Pihaknya menekankan pentingnya pelibatan komunitas lokal dalam penyusunan Kajian Risiko Bencana (KRB) dan RPB, agar hasilnya merepresentasikan kondisi serta pengetahuan lokal. Keterlibatan ini dapat dilakukan melalui forum konsultasi publik, FGD tematik, dan validasi lapangan.
Perwakilan BASARNAS menegaskan pentingnya penguatan kapasitas kelembagaan dan masyarakat melalui kegiatan seperti Latihan Dasar (Latsar), program “Go to School”, serta pembinaan komunitas pesisir. BASARNAS juga menyoroti kebutuhan adanya portal data kebencanaan terpadu agar dapat mendukung efektivitas evakuasi dan tanggap darurat.
BAPPEDA Kota Pekanbaru menyampaikan bahwa banjir masih menjadi ancaman dominan di wilayah ini. Oleh karena itu, dokumen RPB diharapkan memprioritaskan penanganan banjir sesuai karakteristik risiko lokal. BAPPEDA juga menekankan pentingnya efisiensi anggaran dan kejelasan pembagian tanggung jawab antar-OPD dalam pelaksanaan program kebencanaan. Selain itu, pembangunan ke depan diharapkan mengarah pada infrastruktur yang ramah lingkungan dan ramah bencana.
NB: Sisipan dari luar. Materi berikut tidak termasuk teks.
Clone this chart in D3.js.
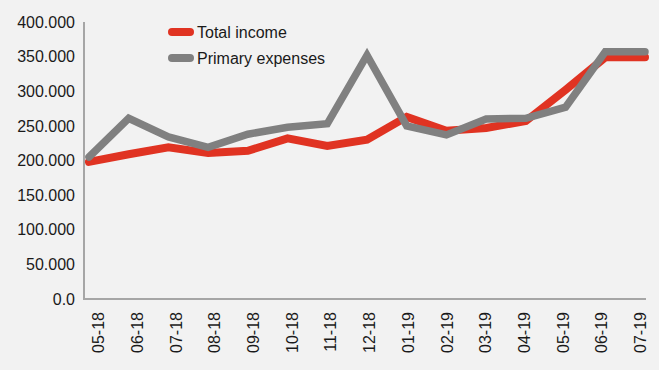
<!DOCTYPE html>
<html>
<head>
<meta charset="utf-8">
<script src="https://cdn.jsdelivr.net/npm/d3@7"></script>
<style>
  html, body { margin: 0; padding: 0; background: #f2f2f2; }
  svg { display: block; font-family: "Liberation Sans", Arial, sans-serif; }
</style>
</head>
<body>
<svg id="chart" width="659" height="370"></svg>
<script>
// Monthly categories
const months = ["05-18","06-18","07-18","08-18","09-18","10-18","11-18","12-18",
                "01-19","02-19","03-19","04-19","05-19","06-19","07-19"];
// Series values
const totalIncome = [198000, 209000, 219000, 211000, 214000, 232000, 221000, 230000,
                     263000, 243000, 247000, 257000, 302000, 349000, 349000];
const primaryExpenses = [205000, 261000, 234000, 219000, 238000, 248000, 253000, 352000,
                         250000, 237000, 260000, 261000, 277000, 357000, 357000];
// Y-axis ticks
const yTicks = [0, 50000, 100000, 150000, 200000, 250000, 300000, 350000, 400000];
const yTickLabels = ["0.0","50.000","100.000","150.000","200.000","250.000","300.000","350.000","400.000"];

const seriesNames = ["Total income", "Primary expenses"];
const seriesColors = ["#e03322", "#808080"];

const svg = d3.select("#chart");
svg.append("rect").attr("width", 659).attr("height", 370).attr("fill", "#f2f2f2");

const x = d3.scalePoint().domain(months).range([89, 645]);
const xLabel = d3.scalePoint().domain(months).range([98, 640]);
const y = d3.scaleLinear().domain([0, 400000]).range([299, 22]);

// Y tick labels
const yAxis = d3.axisLeft(y).tickValues(yTicks)
  .tickFormat((d, i) => yTickLabels[i]).tickSize(0).tickPadding(9);
const gy = svg.append("g").attr("transform", "translate(84,0)").call(yAxis);
gy.select(".domain").remove();
gy.selectAll("text").attr("font-size", 16).attr("fill", "#1a1a1a")
  .attr("font-family", "Liberation Sans, Arial, sans-serif");

// X tick labels, rotated
const xAxis = d3.axisBottom(xLabel).tickSize(0).tickPadding(0);
const gx = svg.append("g").attr("transform", "translate(0,300)").call(xAxis);
gx.select(".domain").remove();
gx.selectAll("text")
  .attr("font-size", 16).attr("fill", "#1a1a1a")
  .attr("font-family", "Liberation Sans, Arial, sans-serif")
  .attr("transform", "rotate(-90)")
  .attr("text-anchor", "end")
  .attr("x", -12).attr("y", 0).attr("dy", "0.35em");

// Axis lines
svg.append("line").attr("x1", 84).attr("x2", 84).attr("y1", 22).attr("y2", 299.5)
  .attr("stroke", "#a6a6a6").attr("stroke-width", 2);
svg.append("line").attr("x1", 83).attr("x2", 646).attr("y1", 299).attr("y2", 299)
  .attr("stroke", "#a6a6a6").attr("stroke-width", 2);

// Lines
const line = d3.line().x((d, i) => x(months[i])).y(d => y(d));
[totalIncome, primaryExpenses].forEach((vals, k) => {
  svg.append("path").datum(vals)
    .attr("d", line)
    .attr("fill", "none")
    .attr("stroke", seriesColors[k])
    .attr("stroke-width", k === 0 ? 8 : 7.5)
    .attr("stroke-linecap", "round")
    .attr("stroke-linejoin", "miter");
});

// Legend
const legend = svg.append("g");
seriesNames.forEach((name, k) => {
  const cy = 32 + k * 26;
  legend.append("line").attr("x1", 172).attr("x2", 190).attr("y1", cy).attr("y2", cy)
    .attr("stroke", seriesColors[k]).attr("stroke-width", 8).attr("stroke-linecap", "round");
  legend.append("text").attr("x", 197).attr("y", cy).attr("dy", "0.35em")
    .attr("font-size", 16).attr("fill", "#1a1a1a").text(name);
});
</script>
</body>
</html>
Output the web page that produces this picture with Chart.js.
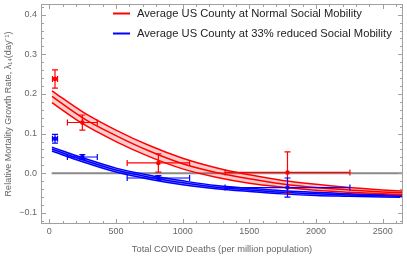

Kepala Dinas Pemadam Kebakaran dan Penyelamatan (DPKP), Zarman Candra, menyampaikan perlunya pelatihan penanganan kebakaran bagi petugas daerah dan pedoman yang jelas untuk memasukkan kegiatan tersebut dalam dokumen RPB. Namun, BPBD Provinsi menegaskan bahwa kebakaran kota tidak termasuk jenis bencana prioritas dalam KRB Kota Pekanbaru, dan hal tersebut menjadi kewenangan Kemendagri.
Dalam sesi akhir, Galih menegaskan bahwa penyusunan KRB dan RPB harus mengikuti standar BNPB dan melibatkan berbagai pihak, termasuk perguruan tinggi lokal, guna menghasilkan dokumen yang komprehensif, partisipatif, dan berbasis ilmiah. Kolaborasi lintas sektor ini diharapkan mampu memperkuat kapasitas daerah dalam mengantisipasi dan menanggulangi bencana secara berkelanjutan.